What is being asked => Reproduce, character for character, the lines below from the first through the one with "import seaborn as sns". Leave pictures out.

━━━ Information supplied ━━━

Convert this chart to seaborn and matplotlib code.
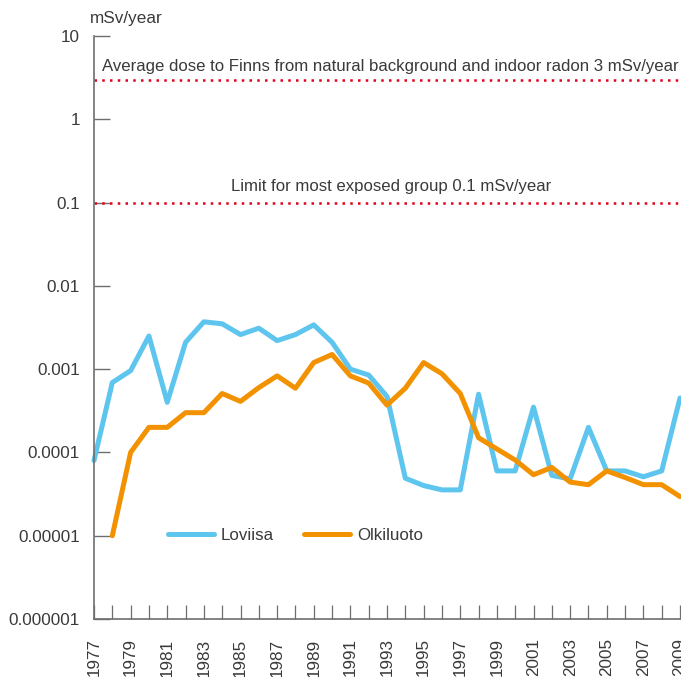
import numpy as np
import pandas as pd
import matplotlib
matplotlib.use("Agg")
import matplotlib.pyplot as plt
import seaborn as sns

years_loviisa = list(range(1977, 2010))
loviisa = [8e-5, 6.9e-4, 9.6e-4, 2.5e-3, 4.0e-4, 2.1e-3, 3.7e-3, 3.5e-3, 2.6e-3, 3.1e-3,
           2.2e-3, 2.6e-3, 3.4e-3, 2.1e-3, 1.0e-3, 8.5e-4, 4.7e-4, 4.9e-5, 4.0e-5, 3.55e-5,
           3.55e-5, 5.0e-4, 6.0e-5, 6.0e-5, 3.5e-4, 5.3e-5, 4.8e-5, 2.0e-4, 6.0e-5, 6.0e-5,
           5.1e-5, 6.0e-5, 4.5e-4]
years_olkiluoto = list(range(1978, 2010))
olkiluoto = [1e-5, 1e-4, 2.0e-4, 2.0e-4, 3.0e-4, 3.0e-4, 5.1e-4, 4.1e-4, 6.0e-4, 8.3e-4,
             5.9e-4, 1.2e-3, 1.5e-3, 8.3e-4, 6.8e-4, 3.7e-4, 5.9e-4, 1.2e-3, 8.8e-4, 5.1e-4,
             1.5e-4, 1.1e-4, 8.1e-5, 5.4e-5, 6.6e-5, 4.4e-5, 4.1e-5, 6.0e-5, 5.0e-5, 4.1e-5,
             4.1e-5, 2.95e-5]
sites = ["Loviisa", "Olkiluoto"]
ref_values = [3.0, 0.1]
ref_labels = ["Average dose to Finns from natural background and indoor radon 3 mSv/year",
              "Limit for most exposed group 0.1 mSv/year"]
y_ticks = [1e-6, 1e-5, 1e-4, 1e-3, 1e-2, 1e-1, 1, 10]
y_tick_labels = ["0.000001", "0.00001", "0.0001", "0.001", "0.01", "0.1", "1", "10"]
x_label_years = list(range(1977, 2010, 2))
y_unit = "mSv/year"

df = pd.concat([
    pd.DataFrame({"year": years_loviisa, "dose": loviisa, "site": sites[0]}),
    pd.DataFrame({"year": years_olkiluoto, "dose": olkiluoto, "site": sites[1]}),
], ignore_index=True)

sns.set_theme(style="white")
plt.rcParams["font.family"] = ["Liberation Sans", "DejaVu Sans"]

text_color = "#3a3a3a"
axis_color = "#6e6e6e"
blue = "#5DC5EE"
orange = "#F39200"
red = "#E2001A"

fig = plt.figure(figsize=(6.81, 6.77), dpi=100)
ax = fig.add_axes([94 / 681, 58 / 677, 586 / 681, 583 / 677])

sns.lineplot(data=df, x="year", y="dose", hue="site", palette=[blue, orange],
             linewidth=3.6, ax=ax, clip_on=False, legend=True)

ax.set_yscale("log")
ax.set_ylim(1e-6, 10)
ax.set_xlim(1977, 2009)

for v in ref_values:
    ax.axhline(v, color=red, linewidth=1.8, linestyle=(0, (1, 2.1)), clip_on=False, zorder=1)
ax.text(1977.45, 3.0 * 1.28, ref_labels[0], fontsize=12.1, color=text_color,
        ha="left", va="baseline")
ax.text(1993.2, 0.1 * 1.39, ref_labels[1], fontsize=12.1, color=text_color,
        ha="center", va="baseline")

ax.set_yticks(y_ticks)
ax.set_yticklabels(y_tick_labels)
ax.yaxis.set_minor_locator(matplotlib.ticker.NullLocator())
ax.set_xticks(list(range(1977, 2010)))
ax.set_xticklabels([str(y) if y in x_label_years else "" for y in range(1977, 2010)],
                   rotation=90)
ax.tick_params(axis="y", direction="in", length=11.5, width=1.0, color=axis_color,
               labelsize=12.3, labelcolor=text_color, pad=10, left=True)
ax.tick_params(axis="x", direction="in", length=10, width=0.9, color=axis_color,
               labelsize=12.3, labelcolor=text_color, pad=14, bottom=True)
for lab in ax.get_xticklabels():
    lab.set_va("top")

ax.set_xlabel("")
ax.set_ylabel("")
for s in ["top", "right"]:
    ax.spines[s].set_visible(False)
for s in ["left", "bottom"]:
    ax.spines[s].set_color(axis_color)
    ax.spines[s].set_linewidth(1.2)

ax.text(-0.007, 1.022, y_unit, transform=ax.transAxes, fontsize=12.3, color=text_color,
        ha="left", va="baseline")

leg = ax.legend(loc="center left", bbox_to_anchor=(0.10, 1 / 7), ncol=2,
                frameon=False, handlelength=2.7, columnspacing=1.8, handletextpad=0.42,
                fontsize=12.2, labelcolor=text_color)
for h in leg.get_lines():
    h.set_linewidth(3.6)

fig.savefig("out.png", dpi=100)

━━━

Correct output =>
Convert this chart to seaborn and matplotlib code.
import numpy as np
import pandas as pd
import matplotlib
matplotlib.use("Agg")
import matplotlib.pyplot as plt
import seaborn as sns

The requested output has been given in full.